The fourth and last "T" is "talent". A continuing supply of talent is essential to ensuring Hong Kong's development as a high value-added and diversified economy. In August 2018, the Government announced its first Talent List. It was designed to attract quality professionals from around the world in a more effective and focused manner. Four of the 11 professions included in the Talent List are related to the financial services sector: asset managers, marine insurance professionals, actuaries and fintech specialists. This past June, we also established the Hong Kong Academy of Finance to help maintain Hong Kong's status as one of the world's leading financial centres. For the past three years, we have also been expanding our talent pool through the Pilot Programme to Enhance Talent Training for the Insurance Sector.

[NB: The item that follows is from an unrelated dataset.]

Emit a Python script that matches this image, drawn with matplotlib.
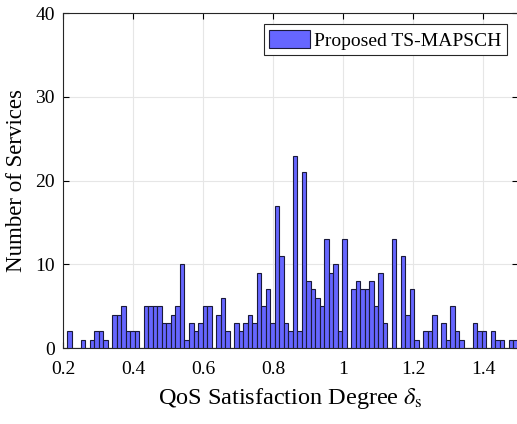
import numpy as np
import matplotlib
matplotlib.use('Agg')
import matplotlib.pyplot as plt

# histogram counts (100 bins, hist-style)
counts = [2, 0, 0, 1, 0, 1, 2, 2, 1, 0,
          4, 4, 5, 2, 2, 2, 0, 5, 5, 5,
          5, 3, 3, 4, 5, 10, 1, 3, 2, 3,
          5, 5, 0, 4, 6, 2, 0, 3, 2, 3,
          4, 3, 9, 5, 7, 3, 17, 11, 3, 2,
          23, 2, 21, 8, 7, 6, 5, 13, 9, 10,
          2, 13, 0, 7, 8, 7, 7, 8, 5, 9,
          3, 0, 13, 0, 11, 4, 7, 1, 0, 2,
          2, 4, 0, 3, 1, 5, 2, 1, 0, 0,
          3, 2, 2, 0, 2, 1, 1, 0, 1, 1]
bin_lo = 0.2123
bin_hi = 1.5
x_ticks = [0.2, 0.4, 0.6, 0.8, 1.0, 1.2, 1.4]
x_ticklabels = ['0.2', '0.4', '0.6', '0.8', '1', '1.2', '1.4']
y_ticks = [0, 10, 20, 30, 40]
legend_label = 'Proposed TS-MAPSCH'

plt.rcParams['font.family'] = ['Liberation Serif', 'DejaVu Serif']
plt.rcParams['mathtext.fontset'] = 'stix'

edges = np.linspace(bin_lo, bin_hi, len(counts) + 1)
width = edges[1] - edges[0]

fig = plt.figure(figsize=(5.17, 4.24), dpi=100)
ax = fig.add_axes([0.1219, 0.179, 0.880, 0.790])

ax.bar(edges[:-1], counts, width=width, align='edge',
       facecolor='#6666ff', edgecolor='#1a1a3a', linewidth=0.8,
       label=legend_label, zorder=3)

ax.set_xlim(0.2, 1.5)
ax.set_ylim(0, 40)
ax.set_xticks(x_ticks)
ax.set_xticklabels(x_ticklabels)
ax.set_yticks(y_ticks)
ax.tick_params(direction='in', top=True, right=True, labelsize=14,
               length=4, width=0.8)
ax.tick_params(axis='x', pad=9)
ax.tick_params(axis='y', pad=6)
ax.grid(True, color='#e6e6e6', linewidth=0.8, zorder=0)
for s in ax.spines.values():
    s.set_linewidth(0.8)
    s.set_color('#262626')

ax.set_xlabel(r'QoS Satisfaction Degree $\delta_{\mathrm{s}}$', fontsize=17.5, labelpad=6)
ax.set_ylabel('Number of Services', fontsize=16.5, labelpad=6)

leg = ax.legend(loc='upper right', fontsize=14, fancybox=False,
                edgecolor='#262626', framealpha=1, borderpad=0.3,
                handlelength=2.1, handleheight=1.1, handletextpad=0.2,
                borderaxespad=0.55)
leg.get_frame().set_linewidth(0.8)

fig.savefig('out.png', dpi=100)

Since September this year, the Insurance Authority has assumed responsibility for regulating some 120 000 insurance intermediaries in Hong Kong. That, ladies and gentlemen, is a milestone in the modernisation of Hong Kong's regulatory system. I am confident that the Authority will promote the professional standards of our insurance practitioners. In doing so, it can only help ensure a healthy and sustainable industry.
I understand the Financial Secretary will talk about that, and other industry issues, at today's luncheon. For now, allow me to assure you that my Government is entirely committed to reinforcing Hong Kong's role as a global risk management centre and insurance hub. May I also take this opportunity to congratulate the Insurance Authority, a relatively young regulator, for having achieved so much in discharging its dual regulatory and development roles over such a short period, under the able leadership of Moses.
We have, of course, risks of our own at present. Hong Kong has been haunted by social unrest, sometimes horrific violence, over the past six months. Stopping violence and restoring public order remains our top priority now, and that requires a joint effort by all of us. Let's work together for Hong Kong, and recreate a united community and a flourishing economy.
Ladies and gentlemen, if there is a fifth "T," it is "trust". Mutual trust. Once we've re-established that, we'll be on our way again.
I wish you all the best of business at this Asian Insurance Forum and a rewarding year ahead. May I also join Moses to wish you a merry Christmas, a peaceful one, and a happy new year. Thank you very much.